Paying a Premium for Misaligned Incentives

Aditya Singh
Curamei Technologies
3 min readFeb 12, 2021

The Hospital Transparency Rule of the Centers for Medicare and Medicaid Services (CMS) took full effect at the start of 2021. As per the regulation, hospitals had to start publishing comprehensive data on the prices of provided items and services. The objective was to allow patients to compare prices between hospitals and preemptively choose more cost-effective treatment options. There are still large hospital systems that have not published data on consumer prices, and as per the rule, they will be fined for failure to comply with the CMS rule.

Recently, a Wall Street Journal article went in-depth with information currently available from Sutter Hospital, where the prices of treatments varied vastly. Depending on coverage, a C section could cost anywhere from $6,000 to $60,000 while some heart operations can see a range of $90,000 to a whopping $515,000.

Excerpt of graphic from WSJ article: https://www.wsj.com/articles/how-much-does-a-c-section-cost-at-one-hospital-anywhere-from-6-241-to-60-584-11613051137?mod=hp_lead_pos5

Of course, these variations in pricing may be different from hospital-to-hospital, but the point still stands that the current means of conducting business in healthcare is directly correlated with greater cost burdens on the whole system. When insurers negotiate contracts for coverage of certain health systems, they have to essentially sell coverage of the hospital, which would pay off for insurers in the form of lower costs for procedures. Insurers capable of directing more patients towards a hospital will have an easier time achieving favorable rates. It is basic economic intuition that as a result of such a highly secretive process for sales, prices across the board increase because factors like price discrimination can come into play with a lack of transparency.

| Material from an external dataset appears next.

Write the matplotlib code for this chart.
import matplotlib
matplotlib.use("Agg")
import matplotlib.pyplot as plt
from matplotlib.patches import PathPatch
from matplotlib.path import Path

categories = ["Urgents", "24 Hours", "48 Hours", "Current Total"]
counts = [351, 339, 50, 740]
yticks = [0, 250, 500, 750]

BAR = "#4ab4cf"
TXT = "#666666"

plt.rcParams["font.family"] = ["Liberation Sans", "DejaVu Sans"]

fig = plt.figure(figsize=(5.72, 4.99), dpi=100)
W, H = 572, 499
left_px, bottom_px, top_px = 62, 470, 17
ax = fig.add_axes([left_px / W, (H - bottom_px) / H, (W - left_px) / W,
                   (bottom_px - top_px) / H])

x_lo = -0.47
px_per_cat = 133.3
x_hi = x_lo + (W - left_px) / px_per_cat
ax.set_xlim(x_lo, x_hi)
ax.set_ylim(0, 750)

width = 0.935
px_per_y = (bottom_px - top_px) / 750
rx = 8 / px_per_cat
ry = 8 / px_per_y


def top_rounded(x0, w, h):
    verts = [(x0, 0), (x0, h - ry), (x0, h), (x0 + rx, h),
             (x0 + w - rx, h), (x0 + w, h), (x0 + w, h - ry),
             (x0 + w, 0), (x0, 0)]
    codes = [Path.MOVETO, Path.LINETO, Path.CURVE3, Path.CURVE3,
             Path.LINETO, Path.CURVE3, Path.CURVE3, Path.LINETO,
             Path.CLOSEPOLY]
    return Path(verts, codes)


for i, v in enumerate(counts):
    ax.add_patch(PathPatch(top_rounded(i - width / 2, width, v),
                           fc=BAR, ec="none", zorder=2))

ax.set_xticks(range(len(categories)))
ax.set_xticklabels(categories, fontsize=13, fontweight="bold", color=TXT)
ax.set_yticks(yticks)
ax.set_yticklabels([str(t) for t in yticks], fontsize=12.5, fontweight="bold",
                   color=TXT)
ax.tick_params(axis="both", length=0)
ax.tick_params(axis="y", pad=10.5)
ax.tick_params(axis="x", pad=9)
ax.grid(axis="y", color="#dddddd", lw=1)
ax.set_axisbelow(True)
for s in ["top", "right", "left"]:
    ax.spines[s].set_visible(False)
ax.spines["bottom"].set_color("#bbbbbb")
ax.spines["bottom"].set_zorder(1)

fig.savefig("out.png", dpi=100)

This phenomenon is not limited to coverage of hospital procedures. Pharmacy benefit managers set the prices of drugs by working with drug manufacturers to achieve insurer coverage. Most notoriously, the largest vendors of electronic health records make health practices and systems adopt secretive contracts, many of which restrict physicians’ abilities to publicly voice issues with the software. Combined with significant lobbying efforts, these agreements with hospital systems have essentially allowed many vendors to largely ignore calls for interoperability that would make data sharing between providers seamless. This of course, likely encourages providers to adopt already predominant EHR software for the sake of more consistent access to patient records across more providers.

All these reasons are why we are building Curamei to be network agnostic, so that the usability of our platform is not limited to specific provider networks or software systems. The exchange of health information should be with the patient, not with the health plan, and to force providers and patients to abide by secretive agreements is anti-consumer, plain and simple. Our role in this complicated mess of the American healthcare system is to be the one-size-fits-all software for patients to get everything health information-related and allow it to be directly shared with providers. No more constraints of faxing records from an out-of-network provider, no more restriction on feedback for software used in every patient encounter, and no third-parties at play.